■ What you need to do: Extract every line from the records below that contains the word "this".

Entries with chart source code:
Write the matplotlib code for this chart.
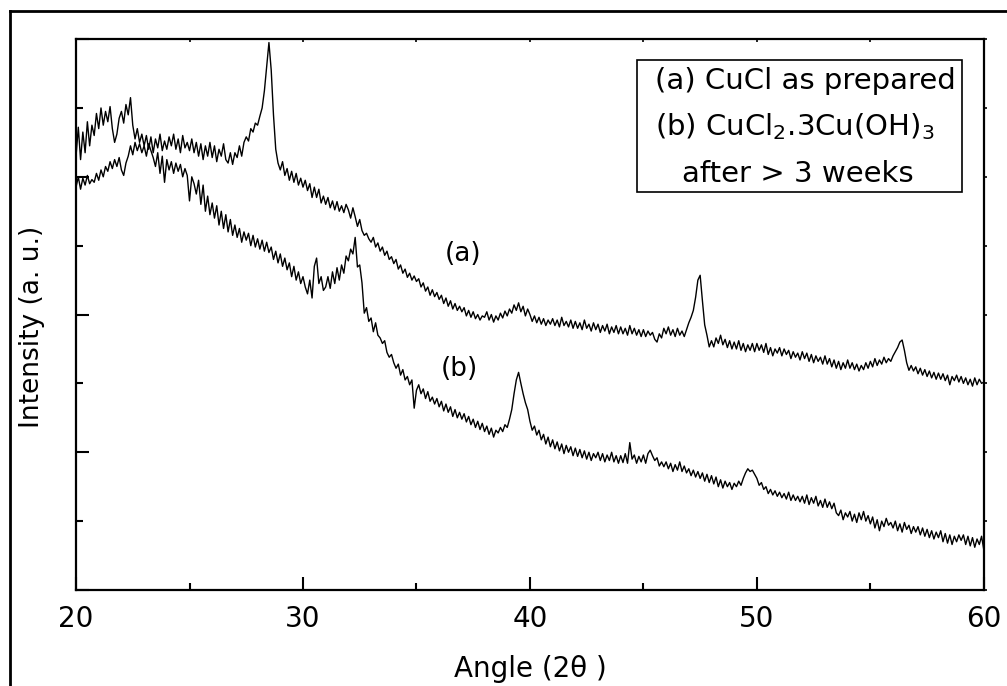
import numpy as np
import matplotlib
matplotlib.use("Agg")
import matplotlib.pyplot as plt
from matplotlib.lines import Line2D
from matplotlib.ticker import MultipleLocator, NullFormatter

plt.rcParams['font.family'] = ['DejaVu Sans']
plt.rcParams['mathtext.fontset'] = 'dejavusans'

# diffraction angle, 0.1 deg steps
angle = np.round(np.arange(20.0, 60.0001, 0.1), 1)

# (a) CuCl as prepared, one row per degree
cucl = [
    6.30, 6.72, 6.25, 6.65, 6.35, 6.80, 6.45, 6.75, 6.60, 6.92,
    6.70, 7.00, 6.75, 6.95, 6.80, 7.02, 6.70, 6.50, 6.62, 6.85,
    6.95, 6.78, 7.05, 6.90, 7.15, 6.75, 6.55, 6.70, 6.50, 6.62,
    6.45, 6.60, 6.40, 6.58, 6.35, 6.55, 6.42, 6.62, 6.38, 6.52,
    6.40, 6.58, 6.45, 6.62, 6.40, 6.55, 6.35, 6.60, 6.42, 6.50,
    6.38, 6.55, 6.35, 6.50, 6.30, 6.48, 6.25, 6.45, 6.30, 6.50,
    6.28, 6.45, 6.22, 6.40, 6.30, 6.48, 6.25, 6.20, 6.35, 6.18,
    6.35, 6.28, 6.45, 6.30, 6.50, 6.58, 6.52, 6.70, 6.65, 6.78,
    6.75, 6.88, 7.00, 7.25, 7.60, 7.95, 7.55, 6.90, 6.40, 6.20,
    6.10, 6.22, 6.02, 6.12, 5.95, 6.08, 5.92, 6.05, 5.88, 5.98,
    5.85, 5.95, 5.80, 5.90, 5.70, 5.85, 5.70, 5.82, 5.62, 5.72,
    5.60, 5.70, 5.55, 5.65, 5.52, 5.64, 5.50, 5.58, 5.48, 5.60,
    5.52, 5.40, 5.55, 5.42, 5.28, 5.38, 5.22, 5.15, 5.18, 5.10,
    5.05, 5.12, 4.98, 5.04, 4.92, 4.98, 4.86, 4.92, 4.80, 4.84,
    4.74, 4.80, 4.66, 4.72, 4.60, 4.66, 4.54, 4.60, 4.50, 4.56,
    4.48, 4.52, 4.40, 4.46, 4.34, 4.40, 4.28, 4.36, 4.26, 4.32,
    4.22, 4.28, 4.16, 4.24, 4.12, 4.20, 4.08, 4.16, 4.06, 4.12,
    4.04, 4.10, 3.98, 4.06, 3.96, 4.04, 3.94, 4.00, 3.92, 3.98,
    3.96, 4.04, 3.92, 4.00, 3.89, 3.98, 3.92, 4.02, 3.95, 4.05,
    3.98, 4.08, 4.02, 4.14, 4.06, 4.17, 4.04, 4.12, 3.98, 4.08,
    4.00, 3.90, 3.98, 3.88, 3.96, 3.86, 3.94, 3.84, 3.92, 3.86,
    3.94, 3.84, 3.92, 3.82, 3.96, 3.84, 3.90, 3.82, 3.92, 3.80,
    3.90, 3.80, 3.88, 3.78, 3.92, 3.80, 3.86, 3.76, 3.88, 3.78,
    3.86, 3.74, 3.84, 3.76, 3.86, 3.72, 3.82, 3.74, 3.84, 3.72,
    3.82, 3.72, 3.80, 3.70, 3.84, 3.72, 3.80, 3.70, 3.78, 3.68,
    3.78, 3.68, 3.76, 3.70, 3.74, 3.64, 3.60, 3.72, 3.66, 3.80,
    3.72, 3.82, 3.70, 3.78, 3.68, 3.80, 3.70, 3.76, 3.68, 3.78,
    3.88, 3.96, 4.06, 4.25, 4.50, 4.57, 4.20, 3.85, 3.70, 3.53,
    3.62, 3.53, 3.66, 3.58, 3.70, 3.56, 3.64, 3.52, 3.62, 3.50,
    3.60, 3.50, 3.62, 3.48, 3.58, 3.46, 3.56, 3.48, 3.58, 3.46,
    3.58, 3.48, 3.56, 3.45, 3.58, 3.42, 3.52, 3.40, 3.50, 3.44,
    3.52, 3.40, 3.50, 3.42, 3.48, 3.36, 3.46, 3.38, 3.44, 3.34,
    3.46, 3.36, 3.44, 3.32, 3.42, 3.30, 3.40, 3.32, 3.38, 3.28,
    3.40, 3.28, 3.36, 3.24, 3.34, 3.22, 3.32, 3.20, 3.30, 3.22,
    3.34, 3.22, 3.30, 3.20, 3.28, 3.18, 3.26, 3.20, 3.30, 3.22,
    3.32, 3.24, 3.36, 3.26, 3.34, 3.28, 3.38, 3.30, 3.36, 3.32,
    3.40, 3.46, 3.52, 3.60, 3.63, 3.48, 3.30, 3.19, 3.26, 3.18,
    3.24, 3.14, 3.22, 3.12, 3.20, 3.10, 3.18, 3.08, 3.16, 3.06,
    3.15, 3.06, 3.14, 3.04, 3.12, 2.98, 3.10, 3.04, 3.12, 3.02,
    3.10, 3.00, 3.08, 2.98, 3.06, 2.96, 3.08, 2.98, 3.06, 3.00,
    3.02,
]

# (b) CuCl2.3Cu(OH)3 after > 3 weeks
basic_chloride = [
    5.85, 6.00, 5.82, 5.98, 5.88, 6.02, 5.90, 5.96, 5.92, 6.05,
    5.95, 6.10, 6.00, 6.15, 6.08, 6.22, 6.12, 6.25, 6.15, 6.28,
    6.10, 6.02, 6.20, 6.30, 6.45, 6.32, 6.50, 6.38, 6.48, 6.35,
    6.45, 6.30, 6.48, 6.38, 6.28, 6.15, 6.35, 6.05, 6.30, 5.92,
    6.25, 6.10, 6.22, 6.05, 6.20, 6.08, 6.18, 6.00, 6.12, 6.02,
    5.65, 6.00, 5.90, 5.75, 5.95, 5.60, 5.88, 5.50, 5.72, 5.45,
    5.62, 5.40, 5.58, 5.30, 5.50, 5.25, 5.45, 5.20, 5.38, 5.15,
    5.30, 5.12, 5.25, 5.05, 5.20, 5.08, 5.18, 5.00, 5.15, 4.98,
    5.10, 4.95, 5.08, 4.92, 5.05, 4.90, 4.98, 4.80, 4.92, 4.75,
    4.88, 4.70, 4.82, 4.65, 4.75, 4.55, 4.70, 4.50, 4.62, 4.45,
    4.55, 4.40, 4.30, 4.50, 4.24, 4.70, 4.82, 4.45, 4.55, 4.35,
    4.40, 4.55, 4.38, 4.62, 4.45, 4.68, 4.50, 4.72, 4.60, 4.85,
    4.78, 4.95, 4.88, 5.12, 4.69, 4.72, 4.46, 4.02, 4.10, 3.90,
    3.95, 3.75, 3.88, 3.70, 3.66, 3.58, 3.62, 3.45, 3.38, 3.42,
    3.30, 3.22, 3.28, 3.12, 3.20, 3.05, 3.10, 2.98, 3.05, 2.64,
    2.90, 2.98, 2.85, 2.92, 2.78, 2.88, 2.74, 2.80, 2.70, 2.78,
    2.66, 2.74, 2.60, 2.70, 2.58, 2.66, 2.52, 2.62, 2.50, 2.58,
    2.48, 2.56, 2.44, 2.52, 2.40, 2.48, 2.36, 2.45, 2.33, 2.42,
    2.30, 2.38, 2.26, 2.35, 2.22, 2.32, 2.28, 2.36, 2.30, 2.40,
    2.36, 2.48, 2.62, 2.85, 3.05, 3.16, 3.00, 2.85, 2.72, 2.62,
    2.45, 2.32, 2.38, 2.25, 2.32, 2.18, 2.26, 2.12, 2.22, 2.08,
    2.18, 2.05, 2.15, 2.02, 2.12, 1.98, 2.10, 2.00, 2.08, 1.95,
    2.06, 1.94, 2.04, 1.92, 2.02, 1.90, 2.00, 1.88, 1.98, 1.92,
    2.00, 1.88, 1.98, 1.86, 1.96, 1.88, 2.00, 1.86, 1.95, 1.84,
    1.95, 1.85, 1.98, 1.84, 2.14, 1.90, 1.96, 1.84, 1.94, 1.86,
    1.96, 1.84, 1.98, 2.03, 1.95, 1.88, 1.92, 1.80, 1.86, 1.79,
    1.86, 1.76, 1.84, 1.72, 1.82, 1.74, 1.86, 1.72, 1.80, 1.70,
    1.76, 1.66, 1.74, 1.64, 1.72, 1.62, 1.70, 1.58, 1.68, 1.56,
    1.66, 1.54, 1.64, 1.50, 1.60, 1.48, 1.58, 1.50, 1.56, 1.46,
    1.55, 1.50, 1.58, 1.52, 1.62, 1.70, 1.76, 1.72, 1.74, 1.68,
    1.62, 1.52, 1.56, 1.46, 1.50, 1.40, 1.46, 1.38, 1.44, 1.36,
    1.42, 1.34, 1.40, 1.32, 1.42, 1.30, 1.38, 1.30, 1.36, 1.28,
    1.36, 1.26, 1.38, 1.24, 1.34, 1.26, 1.36, 1.22, 1.30, 1.20,
    1.32, 1.20, 1.28, 1.18, 1.26, 1.12, 1.08, 1.16, 1.02, 1.12,
    1.06, 1.14, 1.00, 1.10, 0.98, 1.12, 1.02, 1.14, 1.00, 1.08,
    0.96, 1.06, 0.90, 1.02, 0.86, 1.00, 0.92, 1.04, 0.94, 0.98,
    0.90, 1.00, 0.86, 0.96, 0.84, 0.98, 0.88, 0.94, 0.82, 0.92,
    0.84, 0.92, 0.80, 0.90, 0.78, 0.88, 0.76, 0.86, 0.74, 0.84,
    0.76, 0.86, 0.70, 0.82, 0.68, 0.80, 0.66, 0.78, 0.70, 0.80,
    0.72, 0.80, 0.66, 0.78, 0.64, 0.76, 0.62, 0.74, 0.66, 0.78,
    0.58,
]

fig = plt.figure(figsize=(10.07, 6.86), dpi=100)
ax = fig.add_axes([0.0755, 0.140, 0.9015, 0.803])

ax.plot(angle, cucl, color='black', lw=1.0)
ax.plot(angle, basic_chloride, color='black', lw=1.0)

ax.set_xlim(20, 60)
ax.set_ylim(0, 8)

for s in ax.spines.values():
    s.set_linewidth(1.6)

ax.xaxis.set_major_locator(MultipleLocator(10))
ax.xaxis.set_minor_locator(MultipleLocator(5))
ax.yaxis.set_major_locator(MultipleLocator(2))
ax.yaxis.set_minor_locator(MultipleLocator(1))
ax.yaxis.set_major_formatter(NullFormatter())

ax.tick_params(which='major', direction='in', length=9.5, width=1.5,
               labelsize=20, pad=11, top=False, right=False)
ax.tick_params(which='minor', direction='in', length=5, width=1.5,
               top=False, right=False)

# tiny marks on the top and right edges
sec_x = ax.secondary_xaxis('top')
sec_x.xaxis.set_major_locator(MultipleLocator(5))
sec_x.tick_params(direction='in', length=2, width=1.2, labeltop=False)
sec_x.spines['top'].set_visible(False)
sec_y = ax.secondary_yaxis('right')
sec_y.yaxis.set_major_locator(MultipleLocator(1))
sec_y.tick_params(direction='out', length=2, width=1.2, labelright=False)
sec_y.spines['right'].set_visible(False)

ax.set_xlabel('Angle (2θ )', fontsize=20, labelpad=16)
ax.set_ylabel('Intensity (a. u.)', fontsize=19)
ax.yaxis.set_label_coords(-0.034, 0.477)

ax.text(37.05, 4.88, '(a)', fontsize=19, ha='center', va='center')
ax.text(36.87, 3.21, '(b)', fontsize=19, ha='center', va='center')

# sample key box
ax.add_patch(plt.Rectangle((0.618, 0.722), 0.358, 0.240, transform=ax.transAxes,
                           fill=False, lw=1.2, ec='black'))
ax.text(0.638, 0.909, '(a) CuCl as prepared', transform=ax.transAxes,
        fontsize=21, va='baseline', ha='left')
ax.text(0.638, 0.826, '(b) CuCl$_\\mathrm{2}$.3Cu(OH)$_\\mathrm{3}$',
        transform=ax.transAxes, fontsize=21, va='baseline', ha='left')
ax.text(0.668, 0.740, 'after > 3 weeks', transform=ax.transAxes,
        fontsize=21, va='baseline', ha='left')

# outer frame
fig.add_artist(Line2D([10 / 1007, 10 / 1007], [0, 1 - 11 / 686], color='black', lw=2))
fig.add_artist(Line2D([10 / 1007, 1], [1 - 11 / 686, 1 - 11 / 686], color='black', lw=2))

fig.savefig('out.png', dpi=100)
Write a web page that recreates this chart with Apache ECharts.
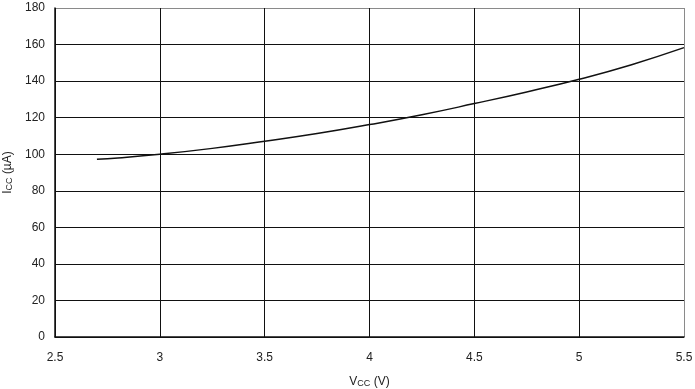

■ Expected answer:
Write the matplotlib code for this chart.
Write a web page that recreates this chart with Apache ECharts.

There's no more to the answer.